Monday, September 6, 2010

Breaking Up With Bali






I tried to write about my summer many times. Ok, that's a lie.
I've thought about writing about my summer many times. Yup. That's closer.

I'll start easy.

My sister's wedding was perfection. Beautiful people. Beautiful location. Family. Friends. Love. All good things.

We spent a few weeks in Thailand. The food was amazing. Seriously good grub. Judah loved chasing fish in the clear, waveless ocean. Tommy and I enjoyed sitting and drinking in the ocean (wait, is it an ocean? I don't think that it is? ok, I give up. Did I say this part was easy?). We met people we now consider friends. We spent time with people we love. All good things.

Tommy left after Thailand. Judah and I spent a few more weeks in SE Asia.

One of those weeks was in Bali.
Bali.
My love.
Tommy and I had spent a week there before. Many moons ago, when we lived in Japan. 7 years ago? Maybe more.
For the last 7 years, I have had a serious love affair with Bali. It is the most romantic place on earth. To me. Everything in Bali is just better. Fresh flowers everywhere, the decor, the people, the food, the presentation, the dance, the music, the art.

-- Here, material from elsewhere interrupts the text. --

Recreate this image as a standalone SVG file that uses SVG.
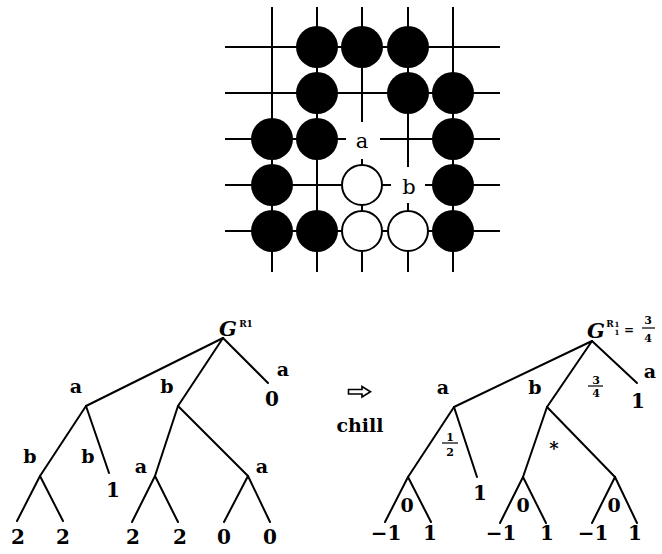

I can't ever say enough good things about Bali. Ever.

You get it, right? I've been in love for a long time. It was real.

I need to make that part VERY clear. LOVE Bali.

This time.

We broke up.

It wasn't pretty.

It ended badly. I tried to make it work. I did. I know I should have handled things differently.

Bali broke my heart like no boy ever has. It may sound dramatic, but it's true.

I admit. I'm sure part of it was me. I threw out my back. After the first 30 or so steps, Judah would cry "Carry me! I can't walk. I'm too tired." So, I would carry him for the next 1000. There were also toddler unfriendly cliffs and large cracks to sewers that made carrying him just easier. So I was tired and not fully prepared. That is not Bali's fault. I like steps (especially beautifully decorated steps that make me feel like a queen). I like cliffs to lovely rivers. No small part of me believes that Bali should build safety railing.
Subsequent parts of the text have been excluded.